- Exercise directions
All lines below must be repeated exactly, with the pictures omitted.

- Provided material
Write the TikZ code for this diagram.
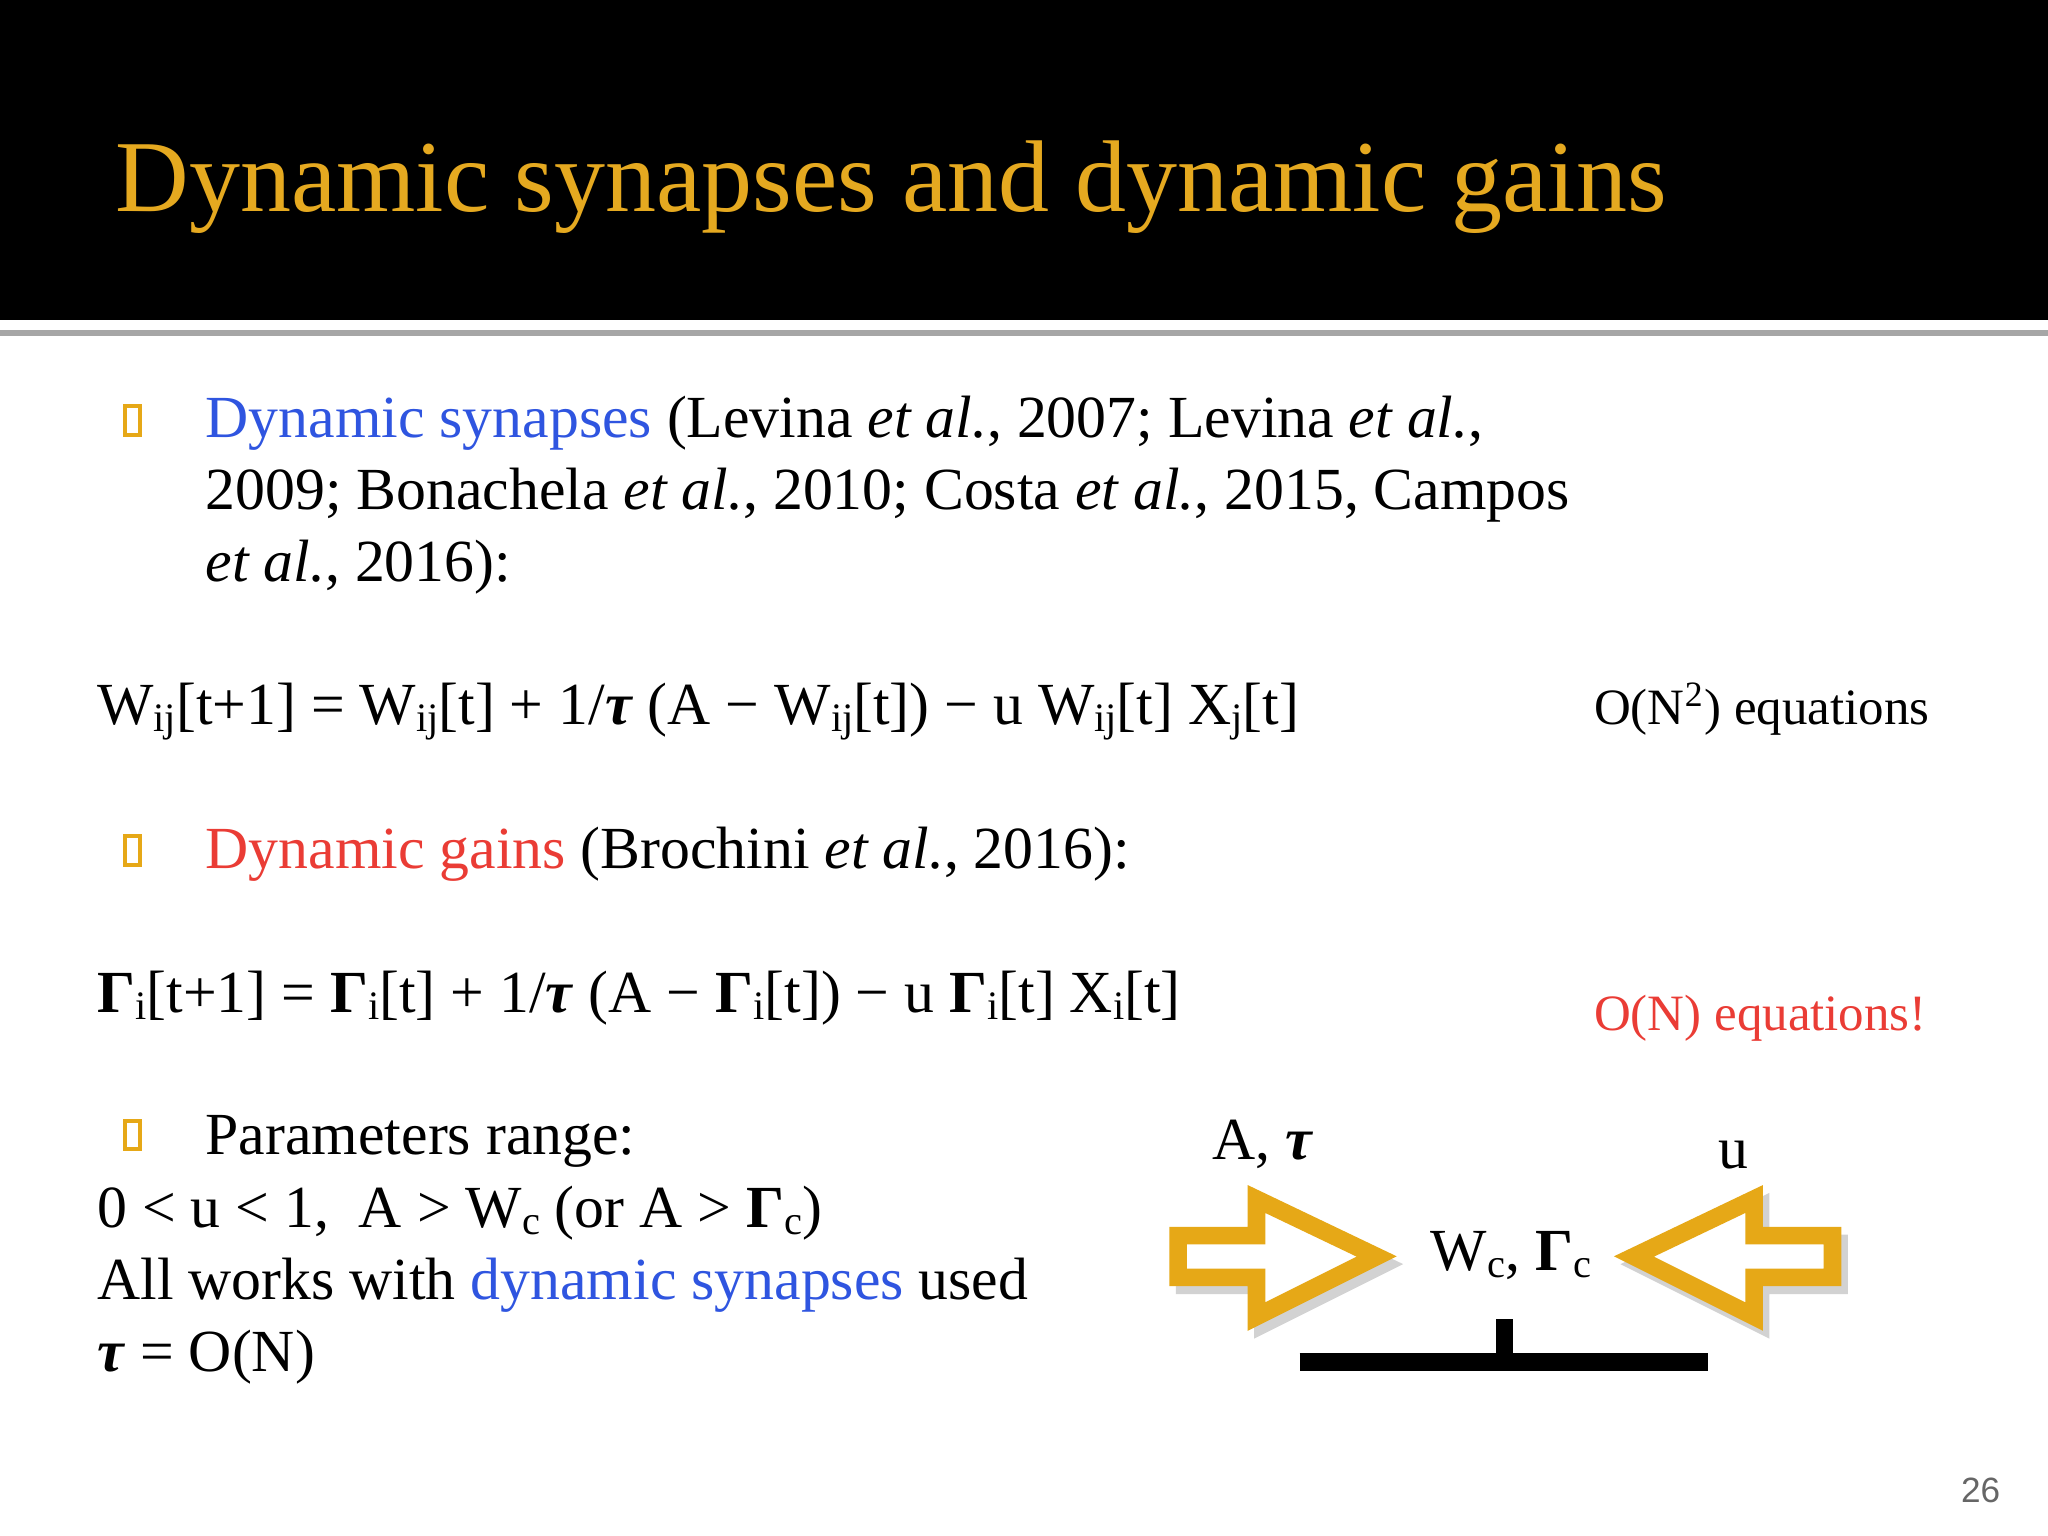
\documentclass[tikz,border=0pt]{standalone}
\usepackage{fontspec}
\setmainfont{Liberation Serif}
\setsansfont{Liberation Sans}
\definecolor{ttl}{HTML}{E5A920}
\definecolor{blu}{HTML}{2F55E0}
\definecolor{rd}{HTML}{EA3C35}
\definecolor{org}{HTML}{E6A817}
\newcommand\lo[1]{\raisebox{-0.25ex}{\fontsize{11.5pt}{12pt}\selectfont #1}}
\newcommand\tu{\textbf{\textit{τ}}}
\newcommand\G{\textbf{Γ}}
\tikzset{txt/.style={anchor=base west,inner sep=0pt,font=\fontsize{17pt}{20pt}\selectfont},
bul/.style={draw=org,line width=1.2pt},
barrow/.style={draw=org,line width=5pt,line join=miter,fill=white}}
\begin{document}
\begin{tikzpicture}[x=0.013061cm,y=-0.013061cm]
\useasboundingbox (0,0) rectangle (1568,1176);
\fill[white] (0,0) rectangle (1568,1176);
\fill[black] (0,0) rectangle (1568,245);
\draw[gray!70,line width=1.5pt] (0,255) -- (1568,255);
\node[anchor=base west,inner sep=0pt,text=ttl,font=\fontsize{29pt}{34pt}\selectfont] (title) at (88,162) {Dynamic synapses and dynamic gains};
\foreach \yy in {311,640,858}{\draw[bul] (96,\yy) rectangle (107,\yy+22);}
\node[txt] (l1) at (157,335) {\textcolor{blu}{Dynamic synapses} (Levina \textit{et al.}, 2007; Levina \textit{et al.},};
\node[txt] (l2) at (157,390) {2009; Bonachela \textit{et al.}, 2010; Costa \textit{et al.}, 2015, Campos};
\node[txt] (l3) at (157,445) {\textit{et al.}, 2016):};
\node[txt] (e1) at (74,555) {W\lo{ij}[t+1] = W\lo{ij}[t] + 1/\tu{} (A − W\lo{ij}[t]) − u W\lo{ij}[t] X\lo{j}[t]};
\node[txt,font=\fontsize{14.5pt}{18pt}\selectfont] (o1) at (1220,555) {O(N\textsuperscript{2}) equations};
\node[txt] (l4) at (157,665) {\textcolor{rd}{Dynamic gains} (Brochini \textit{et al.}, 2016):};
\node[txt] (e2) at (74,775) {\G\lo{i}[t+1] = \G\lo{i}[t] + 1/\tu{} (A − \G\lo{i}[t]) − u \G\lo{i}[t] X\lo{i}[t]};
\node[txt,text=rd,font=\fontsize{14.5pt}{18pt}\selectfont] (o2) at (1220,789) {O(N) equations!};
\node[txt] (l5) at (157,884) {Parameters range:};
\node[txt] (l6) at (74,940) {0 < u < 1,\ \ A > W\lo{c} (or A > \G\lo{c})};
\node[txt] (l7) at (74,995) {All works with \textcolor{blu}{dynamic synapses} used};
\node[txt] (l8) at (74,1050) {\tu{} = O(N)};
\node[txt] (at) at (928,888) {A, \tu};
\node[txt] (uu) at (1315,895) {u};
\node[txt] (wc) at (1095,973) {W\lo{c}, \G\lo{c}};
\begin{scope}[shift={(5,6)}]
\draw[draw=gray!35,line width=5pt,line join=miter] (902,946)--(962,946)--(962,918)--(1054,962)--(962,1008)--(962,978)--(902,978)--cycle;
\draw[draw=gray!35,line width=5pt,line join=miter] (1403,946)--(1343,946)--(1343,918)--(1251,962)--(1343,1008)--(1343,978)--(1403,978)--cycle;
\end{scope}
\draw[barrow] (902,946)--(962,946)--(962,918)--(1054,962)--(962,1008)--(962,978)--(902,978)--cycle;
\draw[barrow] (1403,946)--(1343,946)--(1343,918)--(1251,962)--(1343,1008)--(1343,978)--(1403,978)--cycle;
\draw[line width=5pt] (995,1043) -- (1308,1043);
\draw[line width=5pt] (1152,1010) -- (1152,1041);
\node[anchor=base east,inner sep=0pt,text=gray!80!black,font=\sffamily\fontsize{10pt}{12pt}\selectfont] (pg) at (1532,1150) {26};
\end{tikzpicture}
\end{document}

- Expected output
Write the TikZ code for this diagram.
\documentclass[tikz,border=0pt]{standalone}
\usepackage{fontspec}
\setmainfont{Liberation Serif}
\setsansfont{Liberation Sans}
\definecolor{ttl}{HTML}{E5A920}
\definecolor{blu}{HTML}{2F55E0}
\definecolor{rd}{HTML}{EA3C35}
\definecolor{org}{HTML}{E6A817}
\newcommand\lo[1]{\raisebox{-0.25ex}{\fontsize{11.5pt}{12pt}\selectfont #1}}
\newcommand\tu{\textbf{\textit{τ}}}
\newcommand\G{\textbf{Γ}}
\tikzset{txt/.style={anchor=base west,inner sep=0pt,font=\fontsize{17pt}{20pt}\selectfont},
bul/.style={draw=org,line width=1.2pt},
barrow/.style={draw=org,line width=5pt,line join=miter,fill=white}}
\begin{document}
\begin{tikzpicture}[x=0.013061cm,y=-0.013061cm]
\useasboundingbox (0,0) rectangle (1568,1176);
\fill[white] (0,0) rectangle (1568,1176);
\fill[black] (0,0) rectangle (1568,245);
\draw[gray!70,line width=1.5pt] (0,255) -- (1568,255);
\node[anchor=base west,inner sep=0pt,text=ttl,font=\fontsize{29pt}{34pt}\selectfont] (title) at (88,162) {Dynamic synapses and dynamic gains};
\foreach \yy in {311,640,858}{\draw[bul] (96,\yy) rectangle (107,\yy+22);}
\node[txt] (l1) at (157,335) {\textcolor{blu}{Dynamic synapses} (Levina \textit{et al.}, 2007; Levina \textit{et al.},};
\node[txt] (l2) at (157,390) {2009; Bonachela \textit{et al.}, 2010; Costa \textit{et al.}, 2015, Campos};
\node[txt] (l3) at (157,445) {\textit{et al.}, 2016):};
\node[txt] (e1) at (74,555) {W\lo{ij}[t+1] = W\lo{ij}[t] + 1/\tu{} (A − W\lo{ij}[t]) − u W\lo{ij}[t] X\lo{j}[t]};
\node[txt,font=\fontsize{14.5pt}{18pt}\selectfont] (o1) at (1220,555) {O(N\textsuperscript{2}) equations};
\node[txt] (l4) at (157,665) {\textcolor{rd}{Dynamic gains} (Brochini \textit{et al.}, 2016):};
\node[txt] (e2) at (74,775) {\G\lo{i}[t+1] = \G\lo{i}[t] + 1/\tu{} (A − \G\lo{i}[t]) − u \G\lo{i}[t] X\lo{i}[t]};
\node[txt,text=rd,font=\fontsize{14.5pt}{18pt}\selectfont] (o2) at (1220,789) {O(N) equations!};
\node[txt] (l5) at (157,884) {Parameters range:};
\node[txt] (l6) at (74,940) {0 < u < 1,\ \ A > W\lo{c} (or A > \G\lo{c})};
\node[txt] (l7) at (74,995) {All works with \textcolor{blu}{dynamic synapses} used};
\node[txt] (l8) at (74,1050) {\tu{} = O(N)};
\node[txt] (at) at (928,888) {A, \tu};
\node[txt] (uu) at (1315,895) {u};
\node[txt] (wc) at (1095,973) {W\lo{c}, \G\lo{c}};
\begin{scope}[shift={(5,6)}]
\draw[draw=gray!35,line width=5pt,line join=miter] (902,946)--(962,946)--(962,918)--(1054,962)--(962,1008)--(962,978)--(902,978)--cycle;
\draw[draw=gray!35,line width=5pt,line join=miter] (1403,946)--(1343,946)--(1343,918)--(1251,962)--(1343,1008)--(1343,978)--(1403,978)--cycle;
\end{scope}
\draw[barrow] (902,946)--(962,946)--(962,918)--(1054,962)--(962,1008)--(962,978)--(902,978)--cycle;
\draw[barrow] (1403,946)--(1343,946)--(1343,918)--(1251,962)--(1343,1008)--(1343,978)--(1403,978)--cycle;
\draw[line width=5pt] (995,1043) -- (1308,1043);
\draw[line width=5pt] (1152,1010) -- (1152,1041);
\node[anchor=base east,inner sep=0pt,text=gray!80!black,font=\sffamily\fontsize{10pt}{12pt}\selectfont] (pg) at (1532,1150) {26};
\end{tikzpicture}
\end{document}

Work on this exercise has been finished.